Monitoring Container Health
docker stats
Live resource usage for all running containers:
CONTAINER ID NAME CPU % MEM USAGE / LIMIT MEM % NET I/O BLOCK I/O
a1b2c3d4e5f6 my-api 0.12% 82.4MiB / 512MiB 16.1% 14.2kB / 8.1kB 0B / 0B
b2c3d4e5f6a1 db 1.5% 198MiB / 1GiB 19.3% 2.1kB / 1.4kB 44MB / 12MB
For a specific container:
docker stats my-api --no-stream
--no-stream outputs a single snapshot instead of live updates, useful for scripting and monitoring scripts.
Graceful Shutdown
When docker stop is called, Docker sends SIGTERM to the container's PID 1 and waits for the container to exit. If the container does not exit within the stop timeout (default 10 seconds), Docker sends SIGKILL, which terminates the process immediately.

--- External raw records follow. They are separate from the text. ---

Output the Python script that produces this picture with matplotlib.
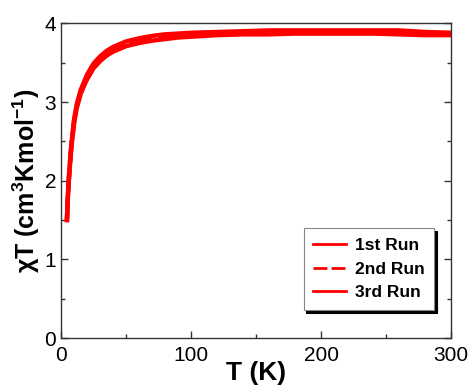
import matplotlib
matplotlib.use("Agg")
from matplotlib import pyplot as plt
from matplotlib.ticker import MultipleLocator

# temperature (K) and chi*T (cm3 K mol-1)
temp = [4.5, 5, 6, 7, 8, 10, 12, 15, 18, 20, 25, 30, 35, 40, 50, 60, 70, 80,
        90, 100, 120, 140, 160, 180, 200, 220, 240, 260, 280, 300]
run1 = [1.50, 1.75, 2.05, 2.28, 2.48, 2.78, 2.97, 3.15, 3.27, 3.35, 3.49, 3.58,
        3.65, 3.70, 3.77, 3.81, 3.84, 3.86, 3.87, 3.88, 3.89, 3.90, 3.91, 3.91,
        3.91, 3.91, 3.91, 3.91, 3.89, 3.88]
run2 = [1.50, 1.74, 2.03, 2.26, 2.46, 2.76, 2.95, 3.13, 3.25, 3.32, 3.46, 3.55,
        3.62, 3.67, 3.74, 3.78, 3.81, 3.83, 3.85, 3.86, 3.87, 3.88, 3.89, 3.89,
        3.89, 3.89, 3.89, 3.89, 3.87, 3.87]
run3 = [1.50, 1.73, 2.01, 2.24, 2.44, 2.73, 2.92, 3.10, 3.22, 3.29, 3.43, 3.52,
        3.59, 3.64, 3.71, 3.75, 3.78, 3.80, 3.82, 3.83, 3.85, 3.86, 3.86, 3.87,
        3.87, 3.87, 3.87, 3.86, 3.85, 3.85]
labels = ["1st Run", "2nd Run", "3rd Run"]

plt.rcParams['font.family'] = ['Liberation Sans', 'DejaVu Sans']
plt.rcParams['mathtext.fontset'] = 'custom'
plt.rcParams['mathtext.rm'] = 'Liberation Sans:bold'
plt.rcParams['mathtext.it'] = 'Liberation Sans:bold'

fig = plt.figure(figsize=(4.7, 3.89), dpi=100)
ax = fig.add_axes([0.130, 0.131, 0.830, 0.809])

red = '#ff0000'
ax.plot(temp, run1, color=red, lw=3.2, label=labels[0])
ax.plot(temp, run2, color=red, lw=3.2, ls=(0, (5, 1.5)), label=labels[1])
ax.plot(temp, run3, color=red, lw=3.2, label=labels[2])

ax.set_xlim(0, 300)
ax.set_ylim(0, 4)
ax.xaxis.set_major_locator(MultipleLocator(100))
ax.xaxis.set_minor_locator(MultipleLocator(50))
ax.yaxis.set_major_locator(MultipleLocator(1))
ax.yaxis.set_minor_locator(MultipleLocator(0.5))
ax.tick_params(which='both', direction='in', right=True, top=False,
               colors='#333333', labelcolor='black', labelsize=15, width=1)
ax.tick_params(which='major', length=5)
ax.tick_params(which='minor', length=3)
ax.tick_params(axis='x', pad=6)
for s in ax.spines.values():
    s.set_color('#333333')
    s.set_linewidth(1.0)

ax.set_xlabel('T (K)', fontsize=19, fontweight='bold', labelpad=-3)
ax.set_ylabel(r'χT (cm$^{3}$Kmol$^{-1}$)', fontsize=18, fontweight='bold',
              labelpad=2)

leg = ax.legend(loc='lower right', bbox_to_anchor=(0.956, 0.089),
                borderaxespad=0, fancybox=False,
                shadow={'color': 'black', 'alpha': 1},
                prop={'weight': 'bold', 'size': 12.5}, handlelength=1.9,
                handletextpad=0.5, labelspacing=0.5, borderpad=0.55,
                framealpha=1)
leg.get_frame().set_edgecolor('#888888')
leg.get_frame().set_linewidth(0.8)
for h in leg.get_lines():
    h.set_linewidth(2)

fig.savefig('out.png', dpi=100)
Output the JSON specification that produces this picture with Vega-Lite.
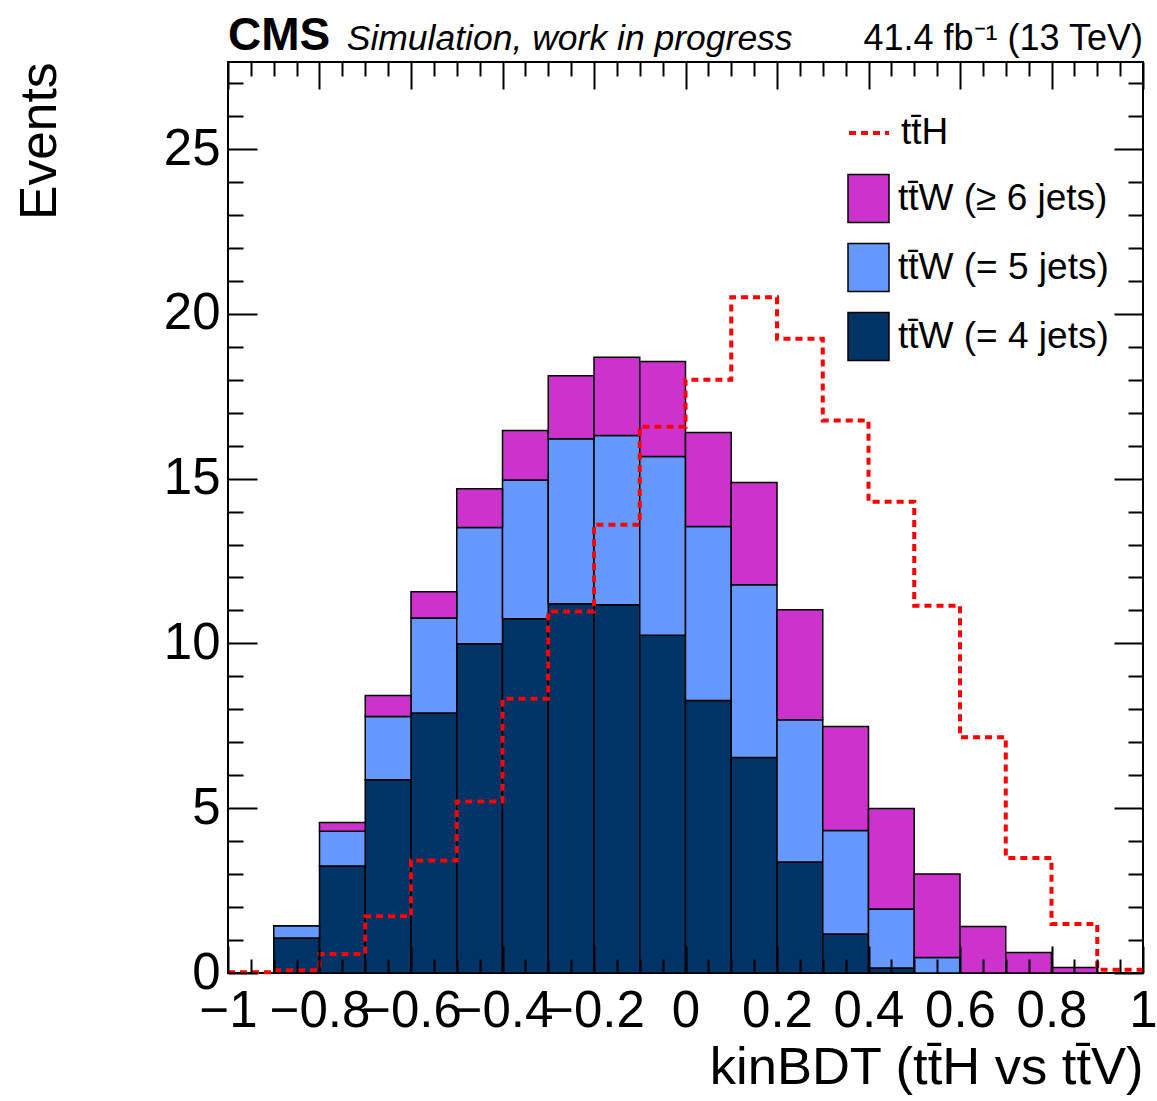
{
  "$schema": "https://vega.github.io/schema/vega-lite/v6.json",
  "width": 915,
  "height": 911,
  "autosize": {"type": "none"},
  "padding": {"left": 228, "top": 62, "right": 14, "bottom": 128},
  "background": "white",
  "config": {"font": "Liberation Sans", "view": {"stroke": "black", "strokeWidth": 2}},
  "datasets": {
    "stack": [
      {"lo": -1.0, "hi": -0.9, "sample": "tt\u0304W (= 4 jets)", "events": 0},
      {"lo": -0.9, "hi": -0.8, "sample": "tt\u0304W (= 4 jets)", "events": 1.06},
      {"lo": -0.8, "hi": -0.7, "sample": "tt\u0304W (= 4 jets)", "events": 3.25},
      {"lo": -0.7, "hi": -0.6, "sample": "tt\u0304W (= 4 jets)", "events": 5.86},
      {"lo": -0.6, "hi": -0.5, "sample": "tt\u0304W (= 4 jets)", "events": 7.89},
      {"lo": -0.5, "hi": -0.4, "sample": "tt\u0304W (= 4 jets)", "events": 9.99},
      {"lo": -0.4, "hi": -0.3, "sample": "tt\u0304W (= 4 jets)", "events": 10.75},
      {"lo": -0.3, "hi": -0.2, "sample": "tt\u0304W (= 4 jets)", "events": 11.2},
      {"lo": -0.2, "hi": -0.1, "sample": "tt\u0304W (= 4 jets)", "events": 11.17},
      {"lo": -0.1, "hi": 0.0, "sample": "tt\u0304W (= 4 jets)", "events": 10.25},
      {"lo": 0.0, "hi": 0.1, "sample": "tt\u0304W (= 4 jets)", "events": 8.27},
      {"lo": 0.1, "hi": 0.2, "sample": "tt\u0304W (= 4 jets)", "events": 6.54},
      {"lo": 0.2, "hi": 0.3, "sample": "tt\u0304W (= 4 jets)", "events": 3.37},
      {"lo": 0.3, "hi": 0.4, "sample": "tt\u0304W (= 4 jets)", "events": 1.18},
      {"lo": 0.4, "hi": 0.5, "sample": "tt\u0304W (= 4 jets)", "events": 0.15},
      {"lo": 0.5, "hi": 0.6, "sample": "tt\u0304W (= 4 jets)", "events": 0},
      {"lo": 0.6, "hi": 0.7, "sample": "tt\u0304W (= 4 jets)", "events": 0},
      {"lo": 0.7, "hi": 0.8, "sample": "tt\u0304W (= 4 jets)", "events": 0},
      {"lo": 0.8, "hi": 0.9, "sample": "tt\u0304W (= 4 jets)", "events": 0},
      {"lo": 0.9, "hi": 1.0, "sample": "tt\u0304W (= 4 jets)", "events": 0},
      {"lo": -1.0, "hi": -0.9, "sample": "tt\u0304W (= 5 jets)", "events": 0},
      {"lo": -0.9, "hi": -0.8, "sample": "tt\u0304W (= 5 jets)", "events": 0.37},
      {"lo": -0.8, "hi": -0.7, "sample": "tt\u0304W (= 5 jets)", "events": 1.05},
      {"lo": -0.7, "hi": -0.6, "sample": "tt\u0304W (= 5 jets)", "events": 1.92},
      {"lo": -0.6, "hi": -0.5, "sample": "tt\u0304W (= 5 jets)", "events": 2.88},
      {"lo": -0.5, "hi": -0.4, "sample": "tt\u0304W (= 5 jets)", "events": 3.53},
      {"lo": -0.4, "hi": -0.3, "sample": "tt\u0304W (= 5 jets)", "events": 4.21},
      {"lo": -0.3, "hi": -0.2, "sample": "tt\u0304W (= 5 jets)", "events": 5.01},
      {"lo": -0.2, "hi": -0.1, "sample": "tt\u0304W (= 5 jets)", "events": 5.14},
      {"lo": -0.1, "hi": 0.0, "sample": "tt\u0304W (= 5 jets)", "events": 5.42},
      {"lo": 0.0, "hi": 0.1, "sample": "tt\u0304W (= 5 jets)", "events": 5.28},
      {"lo": 0.1, "hi": 0.2, "sample": "tt\u0304W (= 5 jets)", "events": 5.24},
      {"lo": 0.2, "hi": 0.3, "sample": "tt\u0304W (= 5 jets)", "events": 4.31},
      {"lo": 0.3, "hi": 0.4, "sample": "tt\u0304W (= 5 jets)", "events": 3.14},
      {"lo": 0.4, "hi": 0.5, "sample": "tt\u0304W (= 5 jets)", "events": 1.79},
      {"lo": 0.5, "hi": 0.6, "sample": "tt\u0304W (= 5 jets)", "events": 0.47},
      {"lo": 0.6, "hi": 0.7, "sample": "tt\u0304W (= 5 jets)", "events": 0},
      {"lo": 0.7, "hi": 0.8, "sample": "tt\u0304W (= 5 jets)", "events": 0},
      {"lo": 0.8, "hi": 0.9, "sample": "tt\u0304W (= 5 jets)", "events": 0},
      {"lo": 0.9, "hi": 1.0, "sample": "tt\u0304W (= 5 jets)", "events": 0},
      {"lo": -1.0, "hi": -0.9, "sample": "tt\u0304W (\u2265 6 jets)", "events": 0},
      {"lo": -0.9, "hi": -0.8, "sample": "tt\u0304W (\u2265 6 jets)", "events": 0},
      {"lo": -0.8, "hi": -0.7, "sample": "tt\u0304W (\u2265 6 jets)", "events": 0.27},
      {"lo": -0.7, "hi": -0.6, "sample": "tt\u0304W (\u2265 6 jets)", "events": 0.64},
      {"lo": -0.6, "hi": -0.5, "sample": "tt\u0304W (\u2265 6 jets)", "events": 0.8},
      {"lo": -0.5, "hi": -0.4, "sample": "tt\u0304W (\u2265 6 jets)", "events": 1.17},
      {"lo": -0.4, "hi": -0.3, "sample": "tt\u0304W (\u2265 6 jets)", "events": 1.5},
      {"lo": -0.3, "hi": -0.2, "sample": "tt\u0304W (\u2265 6 jets)", "events": 1.91},
      {"lo": -0.2, "hi": -0.1, "sample": "tt\u0304W (\u2265 6 jets)", "events": 2.37},
      {"lo": -0.1, "hi": 0.0, "sample": "tt\u0304W (\u2265 6 jets)", "events": 2.88},
      {"lo": 0.0, "hi": 0.1, "sample": "tt\u0304W (\u2265 6 jets)", "events": 2.85},
      {"lo": 0.1, "hi": 0.2, "sample": "tt\u0304W (\u2265 6 jets)", "events": 3.1},
      {"lo": 0.2, "hi": 0.3, "sample": "tt\u0304W (\u2265 6 jets)", "events": 3.34},
      {"lo": 0.3, "hi": 0.4, "sample": "tt\u0304W (\u2265 6 jets)", "events": 3.16},
      {"lo": 0.4, "hi": 0.5, "sample": "tt\u0304W (\u2265 6 jets)", "events": 3.05},
      {"lo": 0.5, "hi": 0.6, "sample": "tt\u0304W (\u2265 6 jets)", "events": 2.53},
      {"lo": 0.6, "hi": 0.7, "sample": "tt\u0304W (\u2265 6 jets)", "events": 1.41},
      {"lo": 0.7, "hi": 0.8, "sample": "tt\u0304W (\u2265 6 jets)", "events": 0.62},
      {"lo": 0.8, "hi": 0.9, "sample": "tt\u0304W (\u2265 6 jets)", "events": 0.17},
      {"lo": 0.9, "hi": 1.0, "sample": "tt\u0304W (\u2265 6 jets)", "events": 0}
    ],
    "tth": [
      {"edge": -1.0, "events": 0.02},
      {"edge": -0.9, "events": 0.08},
      {"edge": -0.8, "events": 0.58},
      {"edge": -0.7, "events": 1.72},
      {"edge": -0.6, "events": 3.41},
      {"edge": -0.5, "events": 5.2},
      {"edge": -0.4, "events": 8.32},
      {"edge": -0.3, "events": 10.97},
      {"edge": -0.2, "events": 13.6},
      {"edge": -0.1, "events": 16.57},
      {"edge": 0.0, "events": 18.0},
      {"edge": 0.1, "events": 20.5},
      {"edge": 0.2, "events": 19.24},
      {"edge": 0.3, "events": 16.76},
      {"edge": 0.4, "events": 14.3},
      {"edge": 0.5, "events": 11.14},
      {"edge": 0.6, "events": 7.15},
      {"edge": 0.7, "events": 3.49},
      {"edge": 0.8, "events": 1.49},
      {"edge": 0.9, "events": 0.1},
      {"edge": 1.0, "events": 0.1}
    ]
  },
  "layer": [
    {
      "data": {"name": "stack"},
      "transform": [
        {"stack": "events", "groupby": ["lo"], "sort": [{"field": "sample", "order": "ascending"}], "as": ["y0", "y1"]}
      ],
      "mark": {"type": "bar", "stroke": "black", "strokeWidth": 1.5},
      "encoding": {
        "x": {
          "field": "lo", "type": "quantitative",
          "scale": {"domain": [-1, 1], "nice": false, "zero": false},
          "axis": {
            "orient": "bottom",
            "values": [-1, -0.95, -0.9, -0.85, -0.8, -0.75, -0.7, -0.65, -0.6, -0.55, -0.5, -0.45, -0.4, -0.35, -0.3, -0.25, -0.2, -0.15, -0.1, -0.05, 0, 0.05, 0.1, 0.15, 0.2, 0.25, 0.3, 0.35, 0.4, 0.45, 0.5, 0.55, 0.6, 0.65, 0.7, 0.75, 0.8, 0.85, 0.9, 0.95, 1],
            "format": "~g",
            "labelExpr": "abs(datum.value*5-round(datum.value*5))<0.001 ? datum.label : ''",
            "ticks": false, "domain": false, "grid": true,
            "gridColor": "black", "gridOpacity": 1, "gridWidth": 2,
            "gridDash": {"condition": {"test": "abs(datum.value*5-round(datum.value*5))<0.001", "value": [27, 3000]}, "value": [14, 3000]},
            "labelFontSize": 51, "labelColor": "black", "labelPadding": 13,
            "labelOverlap": false, "labelFlush": false, "labelBound": false,
            "title": "kinBDT (tt\u0304H vs tt\u0304V)",
            "titleFontSize": 52.5, "titleFontWeight": "normal", "titleColor": "black",
            "titleAnchor": "end", "titleAlign": "right", "titleX": 915, "titleY": 110, "titleBaseline": "alphabetic",
            "zindex": 1
          }
        },
        "x2": {"field": "hi"},
        "y": {
          "field": "y1", "type": "quantitative",
          "scale": {"domain": [0, 27.64], "nice": false},
          "axis": {
            "orient": "left",
            "values": [0, 1, 2, 3, 4, 5, 6, 7, 8, 9, 10, 11, 12, 13, 14, 15, 16, 17, 18, 19, 20, 21, 22, 23, 24, 25, 26, 27],
            "labelExpr": "datum.value % 5 === 0 ? datum.label : ''",
            "ticks": false, "domain": false, "grid": true,
            "gridColor": "black", "gridOpacity": 1, "gridWidth": 2,
            "gridDash": {"condition": {"test": "datum.value % 5 === 0", "value": [29, 3000]}, "value": [15, 3000]},
            "labelFontSize": 51, "labelColor": "black", "labelPadding": 8,
            "labelOverlap": false, "labelFlush": false, "labelBound": false,
            "title": "Events",
            "titleFontSize": 51.5, "titleFontWeight": "normal", "titleColor": "black",
            "titleAngle": -90, "titleAlign": "right", "titleBaseline": "top",
            "titleX": -214, "titleY": 0,
            "zindex": 1
          }
        },
        "y2": {"field": "y0"},
        "fill": {
          "field": "sample", "type": "nominal",
          "scale": {
            "domain": ["tt\u0304W (\u2265 6 jets)", "tt\u0304W (= 5 jets)", "tt\u0304W (= 4 jets)"],
            "range": ["#cc33cc", "#6699ff", "#003366"]
          },
          "legend": {
            "orient": "none", "legendX": 619, "legendY": 115, "title": null, "padding": 0,
            "labelFontSize": 37, "labelColor": "black", "labelOffset": 8, "rowPadding": 14, "labelLimit": 500,
            "symbolType": "M-1,-1.17H1V1.17H-1Z", "symbolSize": 1681,
            "symbolStrokeColor": "black", "symbolStrokeWidth": 1.5, "symbolOpacity": 1
          }
        }
      }
    },
    {
      "data": {"name": "tth"},
      "mark": {"type": "line", "interpolate": "step-after", "strokeDash": [7, 5], "strokeWidth": 4},
      "encoding": {
        "x": {
          "field": "edge", "type": "quantitative",
          "axis": {
            "orient": "top",
            "values": [-1, -0.95, -0.9, -0.85, -0.8, -0.75, -0.7, -0.65, -0.6, -0.55, -0.5, -0.45, -0.4, -0.35, -0.3, -0.25, -0.2, -0.15, -0.1, -0.05, 0, 0.05, 0.1, 0.15, 0.2, 0.25, 0.3, 0.35, 0.4, 0.45, 0.5, 0.55, 0.6, 0.65, 0.7, 0.75, 0.8, 0.85, 0.9, 0.95, 1],
            "labels": false, "ticks": false, "domain": false, "grid": true, "title": null,
            "gridColor": "black", "gridOpacity": 1, "gridWidth": 2,
            "gridDash": {"condition": {"test": "abs(datum.value*5-round(datum.value*5))<0.001", "value": [27, 3000]}, "value": [14, 3000]},
            "zindex": 1
          }
        },
        "y": {
          "field": "events", "type": "quantitative",
          "axis": {
            "orient": "right",
            "values": [0, 1, 2, 3, 4, 5, 6, 7, 8, 9, 10, 11, 12, 13, 14, 15, 16, 17, 18, 19, 20, 21, 22, 23, 24, 25, 26, 27],
            "labels": false, "ticks": false, "domain": false, "grid": true, "title": null,
            "gridColor": "black", "gridOpacity": 1, "gridWidth": 2,
            "gridDash": {"condition": {"test": "datum.value % 5 === 0", "value": [29, 3000]}, "value": [15, 3000]},
            "zindex": 1
          }
        },
        "stroke": {
          "datum": "tt\u0304H", "type": "nominal",
          "scale": {"range": ["#ff0000"]},
          "legend": {
            "orient": "none", "legendX": 619, "legendY": 49, "title": null, "padding": 0,
            "labelFontSize": 37, "labelColor": "black", "labelOffset": 10, "labelLimit": 500,
            "symbolType": "stroke", "symbolSize": 1600, "symbolStrokeWidth": 4, "symbolDash": [7, 5]
          }
        }
      }
    },
    {
      "data": {"values": [{}]},
      "mark": {"type": "text", "text": "CMS", "fontWeight": "bold", "fontSize": 46, "align": "left", "baseline": "alphabetic", "dy": -12, "color": "black"},
      "encoding": {"x": {"datum": -1, "type": "quantitative", "axis": null}, "y": {"datum": 27.64, "type": "quantitative", "axis": null}}
    },
    {
      "data": {"values": [{}]},
      "mark": {"type": "text", "text": "Simulation, work in progress", "fontStyle": "italic", "fontSize": 35.5, "align": "left", "baseline": "alphabetic", "dy": -12, "color": "black"},
      "encoding": {"x": {"datum": -0.7405, "type": "quantitative", "axis": null}, "y": {"datum": 27.64, "type": "quantitative", "axis": null}}
    },
    {
      "data": {"values": [{}]},
      "mark": {"type": "text", "text": "41.4 fb\u207b\u00b9 (13 TeV)", "fontSize": 36, "align": "right", "baseline": "alphabetic", "dy": -12, "color": "black"},
      "encoding": {"x": {"datum": 1, "type": "quantitative", "axis": null}, "y": {"datum": 27.64, "type": "quantitative", "axis": null}}
    }
  ],
  "resolve": {"axis": {"x": "independent", "y": "independent"}}
}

Applications must handle SIGTERM to shut down gracefully — finishing in-flight requests, closing database connections, flushing buffers. Applications using the shell form of CMD receive signals via the shell and may not propagate them correctly. The exec form of CMD ensures PID 1 is the application process itself:
# Correct — application receives SIGTERM directly
CMD ["node", "server.js"]
# Incorrect — shell is PID 1 and may not forward SIGTERM
CMD node server.js
Extending the stop timeout for containers that need more time to drain connections:
docker stop --time 30 my-api
In Compose:
services:
api:
stop_grace_period: 30s
Labeling for Operational Clarity
Labels on containers and images provide metadata useful for operational tooling, log correlation, and deployment tracking:
docker run -d \
--name my-api \
--label app=my-api \
--label version=v1.2.4 \
--label environment=production \
--label deployed-by=ci-pipeline \
my-api:v1.2.4
In Compose:
services:
api:
labels:
app: my-api
version: v1.2.4
environment: production
Labels can be queried with docker ps --filter label=app=my-api and are included in Docker events for monitoring systems.